▸ **Work instructions**
Your task is to retype the lines between the line with "Generate a web" and the line with "const Z_BAR_FRONT = 6, Z_BAR_BACK", inclusive. Copy no pictures and no other lines.

▸ **Supplied material**
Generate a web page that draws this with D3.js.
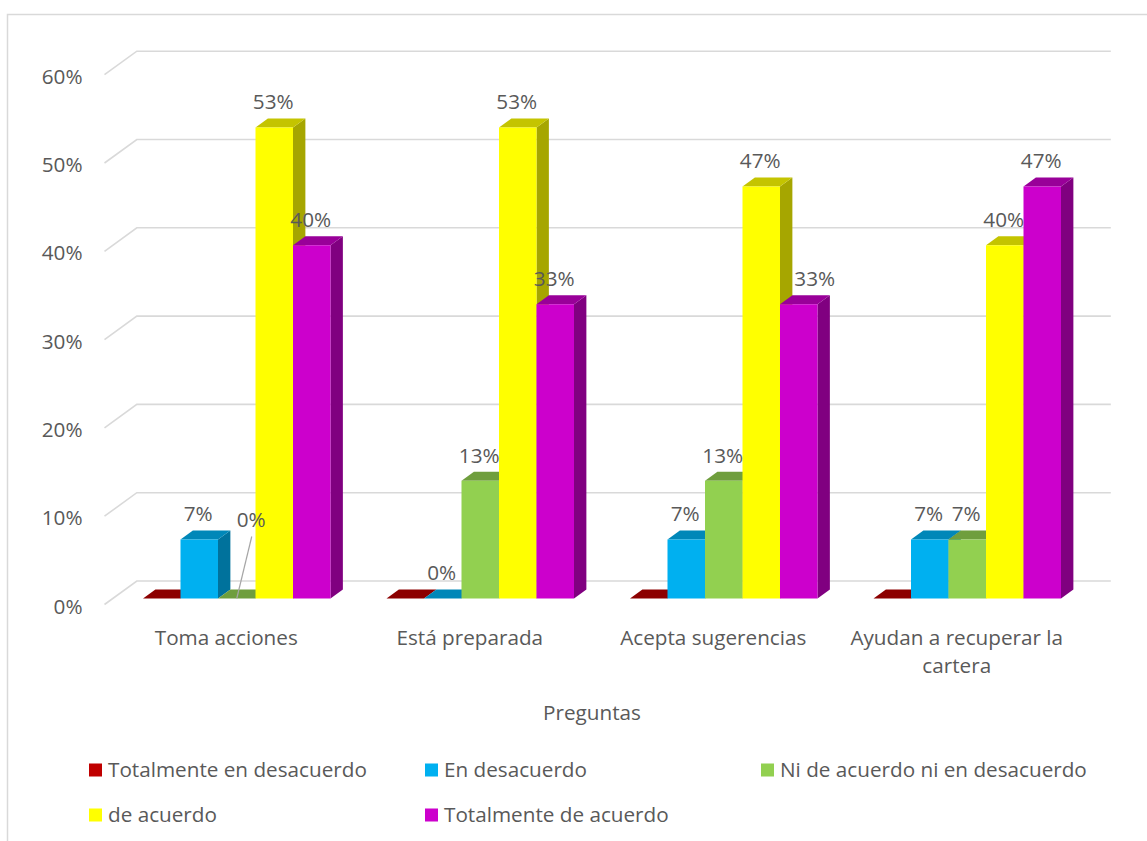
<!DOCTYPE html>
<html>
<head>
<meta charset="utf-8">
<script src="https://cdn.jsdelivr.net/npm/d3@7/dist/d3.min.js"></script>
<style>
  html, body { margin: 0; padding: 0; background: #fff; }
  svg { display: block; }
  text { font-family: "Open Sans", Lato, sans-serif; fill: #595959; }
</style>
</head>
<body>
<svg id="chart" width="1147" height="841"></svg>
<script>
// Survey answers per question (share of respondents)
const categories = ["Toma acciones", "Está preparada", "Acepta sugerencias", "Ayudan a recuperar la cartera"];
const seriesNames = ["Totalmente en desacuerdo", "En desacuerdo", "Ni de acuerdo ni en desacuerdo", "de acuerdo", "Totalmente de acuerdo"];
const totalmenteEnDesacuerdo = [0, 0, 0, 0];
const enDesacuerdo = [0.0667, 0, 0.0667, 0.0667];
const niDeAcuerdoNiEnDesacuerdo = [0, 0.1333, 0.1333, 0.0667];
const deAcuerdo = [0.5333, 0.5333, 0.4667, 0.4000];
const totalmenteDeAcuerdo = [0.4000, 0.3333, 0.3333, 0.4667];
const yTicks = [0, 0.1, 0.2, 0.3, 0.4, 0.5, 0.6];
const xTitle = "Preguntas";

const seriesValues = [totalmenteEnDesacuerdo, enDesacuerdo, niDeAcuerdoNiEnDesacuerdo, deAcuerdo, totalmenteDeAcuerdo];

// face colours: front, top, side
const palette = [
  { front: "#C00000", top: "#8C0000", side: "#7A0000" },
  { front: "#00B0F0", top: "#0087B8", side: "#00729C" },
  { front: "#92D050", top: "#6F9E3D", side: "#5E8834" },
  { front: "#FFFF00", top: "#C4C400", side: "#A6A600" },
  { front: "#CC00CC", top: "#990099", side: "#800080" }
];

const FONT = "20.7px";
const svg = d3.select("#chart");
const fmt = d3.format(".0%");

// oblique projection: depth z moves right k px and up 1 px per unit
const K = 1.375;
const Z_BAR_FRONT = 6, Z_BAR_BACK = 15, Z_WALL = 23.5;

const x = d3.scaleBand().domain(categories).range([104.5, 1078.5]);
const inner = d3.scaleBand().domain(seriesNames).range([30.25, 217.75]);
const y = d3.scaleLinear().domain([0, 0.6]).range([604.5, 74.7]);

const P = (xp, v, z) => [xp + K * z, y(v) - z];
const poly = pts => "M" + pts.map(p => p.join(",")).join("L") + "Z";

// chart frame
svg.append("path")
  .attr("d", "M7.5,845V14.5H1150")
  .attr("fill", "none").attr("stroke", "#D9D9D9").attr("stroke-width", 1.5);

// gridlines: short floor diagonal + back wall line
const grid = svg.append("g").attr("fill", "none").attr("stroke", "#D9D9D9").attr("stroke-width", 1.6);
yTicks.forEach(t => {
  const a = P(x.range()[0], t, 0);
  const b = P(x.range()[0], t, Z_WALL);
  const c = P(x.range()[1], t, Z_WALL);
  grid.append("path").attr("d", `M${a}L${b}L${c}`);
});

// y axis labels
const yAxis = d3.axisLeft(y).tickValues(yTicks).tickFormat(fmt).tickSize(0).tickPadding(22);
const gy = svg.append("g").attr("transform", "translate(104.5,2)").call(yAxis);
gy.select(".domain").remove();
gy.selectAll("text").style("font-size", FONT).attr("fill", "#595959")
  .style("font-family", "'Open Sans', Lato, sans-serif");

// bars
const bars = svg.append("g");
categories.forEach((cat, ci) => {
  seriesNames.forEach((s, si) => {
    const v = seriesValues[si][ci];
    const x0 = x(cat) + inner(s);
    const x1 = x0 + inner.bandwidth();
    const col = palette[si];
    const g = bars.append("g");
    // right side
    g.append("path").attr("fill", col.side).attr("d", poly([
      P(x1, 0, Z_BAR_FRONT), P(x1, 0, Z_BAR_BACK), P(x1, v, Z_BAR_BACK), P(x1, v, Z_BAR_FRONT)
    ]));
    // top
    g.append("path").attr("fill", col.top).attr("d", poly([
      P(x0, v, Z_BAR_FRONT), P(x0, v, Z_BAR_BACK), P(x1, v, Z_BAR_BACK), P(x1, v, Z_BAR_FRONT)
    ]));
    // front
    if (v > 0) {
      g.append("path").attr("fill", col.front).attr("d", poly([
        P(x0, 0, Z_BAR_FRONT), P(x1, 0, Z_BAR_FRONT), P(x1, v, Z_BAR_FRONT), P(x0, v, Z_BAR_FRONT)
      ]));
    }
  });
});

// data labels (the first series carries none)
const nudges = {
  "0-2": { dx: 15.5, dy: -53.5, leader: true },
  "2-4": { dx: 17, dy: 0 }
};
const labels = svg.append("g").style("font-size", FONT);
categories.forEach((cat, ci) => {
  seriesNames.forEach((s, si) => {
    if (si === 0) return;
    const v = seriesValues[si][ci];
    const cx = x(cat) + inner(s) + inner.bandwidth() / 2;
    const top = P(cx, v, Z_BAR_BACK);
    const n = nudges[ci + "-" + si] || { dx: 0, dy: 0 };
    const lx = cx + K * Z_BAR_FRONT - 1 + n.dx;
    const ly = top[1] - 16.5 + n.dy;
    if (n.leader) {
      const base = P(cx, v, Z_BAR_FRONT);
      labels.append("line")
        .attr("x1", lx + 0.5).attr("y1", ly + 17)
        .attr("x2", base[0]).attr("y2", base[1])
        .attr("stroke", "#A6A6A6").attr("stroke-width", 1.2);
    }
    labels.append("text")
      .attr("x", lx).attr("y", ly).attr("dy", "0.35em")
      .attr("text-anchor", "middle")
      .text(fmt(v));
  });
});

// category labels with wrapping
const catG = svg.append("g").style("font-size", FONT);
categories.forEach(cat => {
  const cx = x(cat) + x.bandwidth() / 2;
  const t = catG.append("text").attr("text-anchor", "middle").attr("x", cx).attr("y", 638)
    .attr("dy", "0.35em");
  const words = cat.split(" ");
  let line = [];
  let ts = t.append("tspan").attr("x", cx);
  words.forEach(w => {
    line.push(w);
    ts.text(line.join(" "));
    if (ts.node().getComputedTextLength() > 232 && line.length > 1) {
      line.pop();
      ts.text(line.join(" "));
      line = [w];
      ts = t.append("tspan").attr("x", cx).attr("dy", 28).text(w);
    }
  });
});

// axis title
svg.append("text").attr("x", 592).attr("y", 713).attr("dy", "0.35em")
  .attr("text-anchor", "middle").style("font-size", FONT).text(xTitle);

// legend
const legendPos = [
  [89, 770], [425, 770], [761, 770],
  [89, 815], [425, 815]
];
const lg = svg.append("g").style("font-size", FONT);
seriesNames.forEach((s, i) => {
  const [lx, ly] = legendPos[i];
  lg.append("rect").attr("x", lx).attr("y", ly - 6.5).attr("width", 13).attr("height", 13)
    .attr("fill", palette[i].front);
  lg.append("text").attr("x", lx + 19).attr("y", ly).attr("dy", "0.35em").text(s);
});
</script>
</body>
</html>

---

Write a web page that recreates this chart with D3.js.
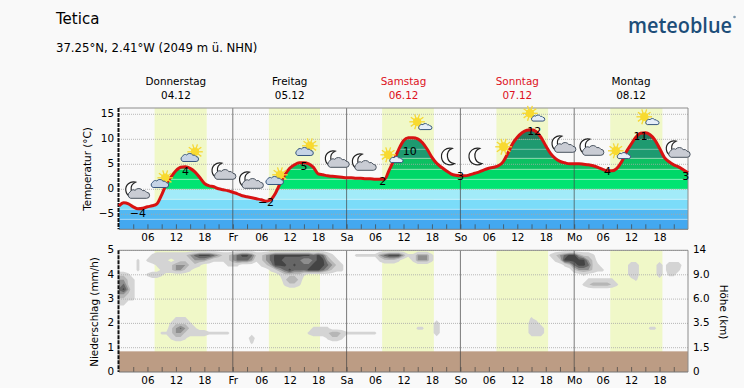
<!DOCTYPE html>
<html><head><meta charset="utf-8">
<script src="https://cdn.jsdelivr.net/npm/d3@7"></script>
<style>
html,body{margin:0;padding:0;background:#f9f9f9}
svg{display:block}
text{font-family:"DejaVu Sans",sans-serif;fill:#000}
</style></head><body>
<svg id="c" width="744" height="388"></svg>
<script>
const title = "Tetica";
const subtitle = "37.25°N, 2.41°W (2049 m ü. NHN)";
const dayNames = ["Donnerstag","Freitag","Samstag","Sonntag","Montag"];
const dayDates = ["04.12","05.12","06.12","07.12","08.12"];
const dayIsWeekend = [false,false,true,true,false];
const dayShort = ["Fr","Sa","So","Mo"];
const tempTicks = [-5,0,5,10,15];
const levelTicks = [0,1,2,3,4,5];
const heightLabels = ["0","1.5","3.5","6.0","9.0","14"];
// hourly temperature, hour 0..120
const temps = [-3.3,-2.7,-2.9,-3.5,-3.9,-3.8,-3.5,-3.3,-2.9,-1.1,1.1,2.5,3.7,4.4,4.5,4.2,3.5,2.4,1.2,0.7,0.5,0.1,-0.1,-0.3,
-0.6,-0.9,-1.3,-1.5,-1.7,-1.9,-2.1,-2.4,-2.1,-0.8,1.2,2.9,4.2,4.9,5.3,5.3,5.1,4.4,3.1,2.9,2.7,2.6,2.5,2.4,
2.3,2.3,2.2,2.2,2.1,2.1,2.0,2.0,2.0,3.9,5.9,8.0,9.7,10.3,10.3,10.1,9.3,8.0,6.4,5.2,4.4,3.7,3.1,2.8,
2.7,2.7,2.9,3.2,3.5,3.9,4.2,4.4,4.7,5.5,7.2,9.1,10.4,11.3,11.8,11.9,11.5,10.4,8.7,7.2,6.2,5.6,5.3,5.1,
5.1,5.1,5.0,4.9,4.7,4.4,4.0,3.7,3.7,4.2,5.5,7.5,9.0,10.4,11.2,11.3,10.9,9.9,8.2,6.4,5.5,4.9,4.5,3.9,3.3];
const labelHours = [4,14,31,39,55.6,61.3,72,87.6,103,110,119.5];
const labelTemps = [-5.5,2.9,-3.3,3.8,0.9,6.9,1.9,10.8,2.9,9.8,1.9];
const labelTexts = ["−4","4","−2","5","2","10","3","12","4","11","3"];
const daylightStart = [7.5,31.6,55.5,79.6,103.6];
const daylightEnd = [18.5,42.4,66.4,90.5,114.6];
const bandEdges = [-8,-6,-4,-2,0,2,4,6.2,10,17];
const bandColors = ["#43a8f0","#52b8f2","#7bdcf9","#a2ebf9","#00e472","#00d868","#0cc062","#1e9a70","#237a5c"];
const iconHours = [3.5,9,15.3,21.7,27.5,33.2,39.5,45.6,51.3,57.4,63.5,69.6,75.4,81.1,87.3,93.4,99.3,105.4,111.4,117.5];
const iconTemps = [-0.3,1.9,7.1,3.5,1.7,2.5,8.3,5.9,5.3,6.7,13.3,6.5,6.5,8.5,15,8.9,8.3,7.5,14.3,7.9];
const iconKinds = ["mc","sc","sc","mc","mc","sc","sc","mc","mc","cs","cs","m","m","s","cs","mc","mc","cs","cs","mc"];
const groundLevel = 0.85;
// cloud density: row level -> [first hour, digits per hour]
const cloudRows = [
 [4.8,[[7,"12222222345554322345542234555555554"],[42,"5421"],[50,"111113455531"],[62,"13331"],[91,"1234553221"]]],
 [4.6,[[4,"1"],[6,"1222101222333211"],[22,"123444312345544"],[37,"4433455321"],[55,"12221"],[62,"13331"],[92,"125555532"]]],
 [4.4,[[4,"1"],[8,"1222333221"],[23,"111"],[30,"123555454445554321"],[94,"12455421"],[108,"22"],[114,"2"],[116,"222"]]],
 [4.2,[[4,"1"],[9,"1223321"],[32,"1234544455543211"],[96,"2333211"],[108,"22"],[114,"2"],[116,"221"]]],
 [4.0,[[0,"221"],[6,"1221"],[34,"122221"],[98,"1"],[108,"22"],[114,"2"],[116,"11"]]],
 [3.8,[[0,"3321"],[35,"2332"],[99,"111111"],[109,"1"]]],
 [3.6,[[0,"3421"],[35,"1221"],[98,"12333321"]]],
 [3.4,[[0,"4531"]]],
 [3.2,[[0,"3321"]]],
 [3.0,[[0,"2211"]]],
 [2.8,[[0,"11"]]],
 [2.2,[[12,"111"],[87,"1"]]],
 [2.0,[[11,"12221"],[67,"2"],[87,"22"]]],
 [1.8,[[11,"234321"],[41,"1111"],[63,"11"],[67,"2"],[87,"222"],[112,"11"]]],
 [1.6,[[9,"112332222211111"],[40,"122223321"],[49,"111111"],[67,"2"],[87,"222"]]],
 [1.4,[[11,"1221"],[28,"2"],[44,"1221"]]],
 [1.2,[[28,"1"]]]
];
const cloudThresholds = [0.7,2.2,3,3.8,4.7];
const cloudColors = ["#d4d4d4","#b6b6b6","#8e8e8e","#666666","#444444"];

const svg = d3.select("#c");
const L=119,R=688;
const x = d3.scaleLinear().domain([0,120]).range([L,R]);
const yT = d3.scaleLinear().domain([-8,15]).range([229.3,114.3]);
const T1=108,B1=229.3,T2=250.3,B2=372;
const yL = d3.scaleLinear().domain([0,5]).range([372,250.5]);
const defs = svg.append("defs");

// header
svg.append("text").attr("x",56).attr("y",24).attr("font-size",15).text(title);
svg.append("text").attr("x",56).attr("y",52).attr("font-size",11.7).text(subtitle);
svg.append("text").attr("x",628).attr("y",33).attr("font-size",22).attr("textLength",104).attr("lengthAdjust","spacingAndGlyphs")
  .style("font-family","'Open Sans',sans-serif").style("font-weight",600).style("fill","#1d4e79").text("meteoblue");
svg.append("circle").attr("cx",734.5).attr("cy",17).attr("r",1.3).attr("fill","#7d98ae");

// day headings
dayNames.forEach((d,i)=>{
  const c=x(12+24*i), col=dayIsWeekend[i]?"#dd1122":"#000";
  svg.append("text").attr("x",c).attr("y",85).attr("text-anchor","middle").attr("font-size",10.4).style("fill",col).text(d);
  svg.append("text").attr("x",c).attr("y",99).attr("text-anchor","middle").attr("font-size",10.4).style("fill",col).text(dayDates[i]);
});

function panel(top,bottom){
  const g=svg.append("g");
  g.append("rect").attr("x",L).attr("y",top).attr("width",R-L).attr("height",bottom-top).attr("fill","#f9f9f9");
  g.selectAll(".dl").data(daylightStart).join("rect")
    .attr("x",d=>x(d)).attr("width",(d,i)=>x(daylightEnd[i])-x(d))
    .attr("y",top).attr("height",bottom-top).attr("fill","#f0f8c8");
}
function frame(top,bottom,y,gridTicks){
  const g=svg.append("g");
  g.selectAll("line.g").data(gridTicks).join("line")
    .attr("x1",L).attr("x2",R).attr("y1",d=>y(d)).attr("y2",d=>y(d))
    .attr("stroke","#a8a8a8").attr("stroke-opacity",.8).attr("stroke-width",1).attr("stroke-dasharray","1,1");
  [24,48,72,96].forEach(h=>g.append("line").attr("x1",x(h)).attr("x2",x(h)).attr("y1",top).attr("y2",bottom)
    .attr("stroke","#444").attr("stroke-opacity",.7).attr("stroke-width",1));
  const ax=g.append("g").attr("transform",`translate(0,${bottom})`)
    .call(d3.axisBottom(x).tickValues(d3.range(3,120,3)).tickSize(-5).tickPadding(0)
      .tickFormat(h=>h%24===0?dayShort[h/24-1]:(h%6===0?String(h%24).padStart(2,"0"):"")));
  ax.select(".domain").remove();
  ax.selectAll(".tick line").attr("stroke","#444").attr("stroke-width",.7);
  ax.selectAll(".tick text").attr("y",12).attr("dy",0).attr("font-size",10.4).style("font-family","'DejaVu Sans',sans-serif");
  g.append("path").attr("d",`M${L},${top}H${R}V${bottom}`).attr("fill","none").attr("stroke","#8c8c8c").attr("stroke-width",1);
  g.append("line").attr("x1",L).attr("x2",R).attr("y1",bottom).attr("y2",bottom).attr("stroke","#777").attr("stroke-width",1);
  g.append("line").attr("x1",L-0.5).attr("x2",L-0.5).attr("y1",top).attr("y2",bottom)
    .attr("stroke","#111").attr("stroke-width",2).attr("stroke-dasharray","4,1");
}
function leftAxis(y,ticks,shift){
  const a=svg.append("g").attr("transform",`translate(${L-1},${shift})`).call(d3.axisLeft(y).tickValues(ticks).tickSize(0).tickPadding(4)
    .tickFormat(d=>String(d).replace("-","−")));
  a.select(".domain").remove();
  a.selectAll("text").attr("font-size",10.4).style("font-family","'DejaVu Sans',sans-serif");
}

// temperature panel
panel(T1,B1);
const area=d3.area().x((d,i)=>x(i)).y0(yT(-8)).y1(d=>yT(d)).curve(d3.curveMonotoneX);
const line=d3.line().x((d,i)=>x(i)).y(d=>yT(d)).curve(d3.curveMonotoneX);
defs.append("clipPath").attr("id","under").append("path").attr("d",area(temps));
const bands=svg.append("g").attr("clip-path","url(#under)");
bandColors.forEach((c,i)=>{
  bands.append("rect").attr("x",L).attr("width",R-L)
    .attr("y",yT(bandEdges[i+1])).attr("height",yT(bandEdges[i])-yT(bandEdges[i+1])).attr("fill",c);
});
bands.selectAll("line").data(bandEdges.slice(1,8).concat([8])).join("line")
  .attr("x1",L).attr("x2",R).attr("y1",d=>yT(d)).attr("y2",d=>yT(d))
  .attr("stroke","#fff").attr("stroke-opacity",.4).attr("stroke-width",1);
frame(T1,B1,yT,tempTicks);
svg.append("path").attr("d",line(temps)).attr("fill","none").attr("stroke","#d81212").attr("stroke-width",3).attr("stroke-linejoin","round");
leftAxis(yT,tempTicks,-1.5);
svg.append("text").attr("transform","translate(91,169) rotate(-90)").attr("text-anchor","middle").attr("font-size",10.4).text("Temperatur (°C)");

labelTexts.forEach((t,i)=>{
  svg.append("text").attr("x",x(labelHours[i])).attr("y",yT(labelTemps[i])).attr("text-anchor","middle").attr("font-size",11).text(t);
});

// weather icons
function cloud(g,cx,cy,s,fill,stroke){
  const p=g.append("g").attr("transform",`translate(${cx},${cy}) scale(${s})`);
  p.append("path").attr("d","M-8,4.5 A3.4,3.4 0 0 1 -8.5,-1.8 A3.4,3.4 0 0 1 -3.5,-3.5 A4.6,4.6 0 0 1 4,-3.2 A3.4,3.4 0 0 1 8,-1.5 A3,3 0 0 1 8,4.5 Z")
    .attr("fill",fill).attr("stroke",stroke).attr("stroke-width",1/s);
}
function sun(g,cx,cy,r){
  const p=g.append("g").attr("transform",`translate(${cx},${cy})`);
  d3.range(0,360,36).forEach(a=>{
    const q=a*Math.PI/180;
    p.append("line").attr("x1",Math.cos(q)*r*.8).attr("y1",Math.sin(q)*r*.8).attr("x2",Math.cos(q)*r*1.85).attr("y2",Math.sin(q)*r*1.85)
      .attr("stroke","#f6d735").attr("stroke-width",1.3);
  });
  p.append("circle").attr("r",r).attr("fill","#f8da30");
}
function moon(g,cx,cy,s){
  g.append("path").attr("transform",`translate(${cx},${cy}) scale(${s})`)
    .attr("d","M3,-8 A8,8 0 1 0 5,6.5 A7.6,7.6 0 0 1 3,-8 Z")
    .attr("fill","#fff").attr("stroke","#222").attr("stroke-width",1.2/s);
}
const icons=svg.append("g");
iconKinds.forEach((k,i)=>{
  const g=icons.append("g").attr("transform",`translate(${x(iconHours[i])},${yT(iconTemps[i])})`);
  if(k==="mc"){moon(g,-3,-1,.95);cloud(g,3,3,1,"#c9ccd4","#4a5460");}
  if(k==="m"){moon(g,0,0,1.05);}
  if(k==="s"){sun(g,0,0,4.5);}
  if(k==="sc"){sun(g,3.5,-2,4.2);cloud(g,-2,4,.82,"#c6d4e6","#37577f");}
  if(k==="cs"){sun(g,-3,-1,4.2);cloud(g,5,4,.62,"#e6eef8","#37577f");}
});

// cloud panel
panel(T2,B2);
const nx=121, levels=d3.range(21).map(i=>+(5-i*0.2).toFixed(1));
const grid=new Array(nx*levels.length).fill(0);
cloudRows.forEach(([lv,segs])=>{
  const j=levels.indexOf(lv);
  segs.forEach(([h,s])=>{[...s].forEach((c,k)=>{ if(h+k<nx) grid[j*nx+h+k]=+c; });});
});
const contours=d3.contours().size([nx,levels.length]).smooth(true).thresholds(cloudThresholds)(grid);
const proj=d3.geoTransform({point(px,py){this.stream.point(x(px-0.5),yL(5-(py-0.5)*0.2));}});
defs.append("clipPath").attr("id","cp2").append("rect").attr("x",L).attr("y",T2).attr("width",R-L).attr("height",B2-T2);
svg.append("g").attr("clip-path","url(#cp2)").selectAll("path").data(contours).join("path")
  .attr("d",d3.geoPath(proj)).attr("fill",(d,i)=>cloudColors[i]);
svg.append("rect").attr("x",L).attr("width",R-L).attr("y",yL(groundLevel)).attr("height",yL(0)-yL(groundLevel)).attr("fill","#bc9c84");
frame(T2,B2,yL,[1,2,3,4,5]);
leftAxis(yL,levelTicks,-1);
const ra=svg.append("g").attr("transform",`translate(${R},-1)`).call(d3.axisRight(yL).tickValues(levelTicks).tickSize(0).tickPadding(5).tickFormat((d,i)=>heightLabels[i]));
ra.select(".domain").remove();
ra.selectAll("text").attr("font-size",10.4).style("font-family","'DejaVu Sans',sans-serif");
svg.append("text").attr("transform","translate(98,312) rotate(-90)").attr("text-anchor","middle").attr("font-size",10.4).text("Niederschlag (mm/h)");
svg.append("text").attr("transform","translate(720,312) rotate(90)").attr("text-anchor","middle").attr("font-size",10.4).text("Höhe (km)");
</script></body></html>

▸ **Output for this task**
Generate a web page that draws this with D3.js.
<!DOCTYPE html>
<html>
<head>
<meta charset="utf-8">
<script src="https://cdn.jsdelivr.net/npm/d3@7/dist/d3.min.js"></script>
<style>
  html, body { margin: 0; padding: 0; background: #fff; }
  svg { display: block; }
  text { font-family: "Open Sans", Lato, sans-serif; fill: #595959; }
</style>
</head>
<body>
<svg id="chart" width="1147" height="841"></svg>
<script>
// Survey answers per question (share of respondents)
const categories = ["Toma acciones", "Está preparada", "Acepta sugerencias", "Ayudan a recuperar la cartera"];
const seriesNames = ["Totalmente en desacuerdo", "En desacuerdo", "Ni de acuerdo ni en desacuerdo", "de acuerdo", "Totalmente de acuerdo"];
const totalmenteEnDesacuerdo = [0, 0, 0, 0];
const enDesacuerdo = [0.0667, 0, 0.0667, 0.0667];
const niDeAcuerdoNiEnDesacuerdo = [0, 0.1333, 0.1333, 0.0667];
const deAcuerdo = [0.5333, 0.5333, 0.4667, 0.4000];
const totalmenteDeAcuerdo = [0.4000, 0.3333, 0.3333, 0.4667];
const yTicks = [0, 0.1, 0.2, 0.3, 0.4, 0.5, 0.6];
const xTitle = "Preguntas";

const seriesValues = [totalmenteEnDesacuerdo, enDesacuerdo, niDeAcuerdoNiEnDesacuerdo, deAcuerdo, totalmenteDeAcuerdo];

// face colours: front, top, side
const palette = [
  { front: "#C00000", top: "#8C0000", side: "#7A0000" },
  { front: "#00B0F0", top: "#0087B8", side: "#00729C" },
  { front: "#92D050", top: "#6F9E3D", side: "#5E8834" },
  { front: "#FFFF00", top: "#C4C400", side: "#A6A600" },
  { front: "#CC00CC", top: "#990099", side: "#800080" }
];

const FONT = "20.7px";
const svg = d3.select("#chart");
const fmt = d3.format(".0%");

// oblique projection: depth z moves right k px and up 1 px per unit
const K = 1.375;
const Z_BAR_FRONT = 6, Z_BAR_BACK = 15, Z_WALL = 23.5;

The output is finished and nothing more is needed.